I do fully intend to maintain a relationship to the game; whether that means moving my support to a new team or becoming a devoted but neutral observer remains to be seen. I have no plans to let go of my anger over what’s gone down. It may not stop this or other franchises from behaving in similarly cruel ways, but it can inoculate me against turning into someone who can abide these shit decisions. Based on what’s happening at a national level, it could be one of the last inoculations I can enjoy.
I don’t have a grounded, researched definition for Executive Brain Disorder, more a feeling, but the gist is that someone with Executive Brain Disorder loves to feel responsible for making a company money, so they’ll do any number of illogical, evil, and just plain stupid things if they think they’ll get credit for making numbers go up. Someone who develops a love of capitalism for the love of the game rather than just for what it does for them materially. Hence the term “disorder,” because that’s a fucked up way to be.

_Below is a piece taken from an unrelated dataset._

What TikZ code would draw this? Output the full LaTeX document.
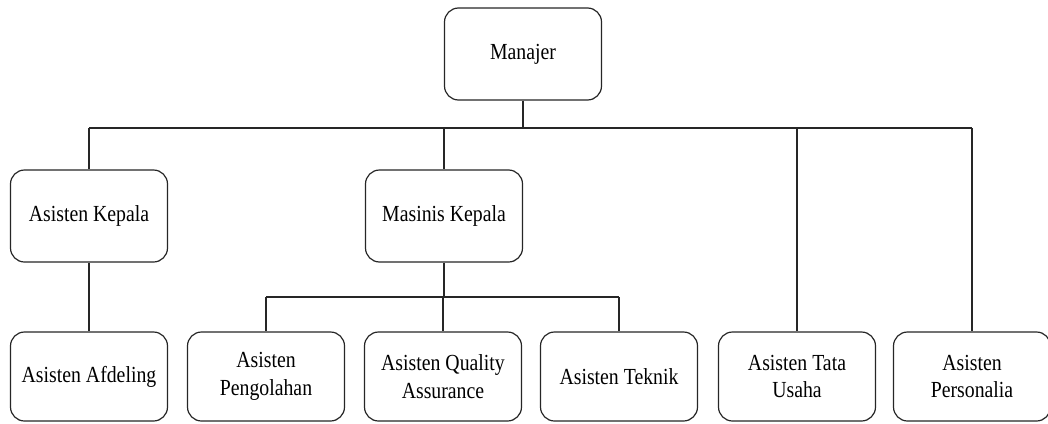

Not really room for this discussion in the main text, so I’ll address it here—I am not prepared to become a Lakers fan even with Luka on the roster, even though I do live in Los Angeles and feel I should adopt at least one local team. Frankly, it just feels tacky to jump on their bandwagon. It would actually be easier to do if they didn’t have such a long and storied history of success. This is another area where the human spirit shines with respect to caring about sports: If liking who you liked was just about maximizing how many victories you get to celebrate, it would be a cold, mechanical pursuit. If you don’t have the pull of hometown pride to guide you, then you gotta vibe your way into a favorite team. Feel the hum and quiver of the soul as it discovers a wavelength it likes. Or you could choose based on your favorite color or mascot.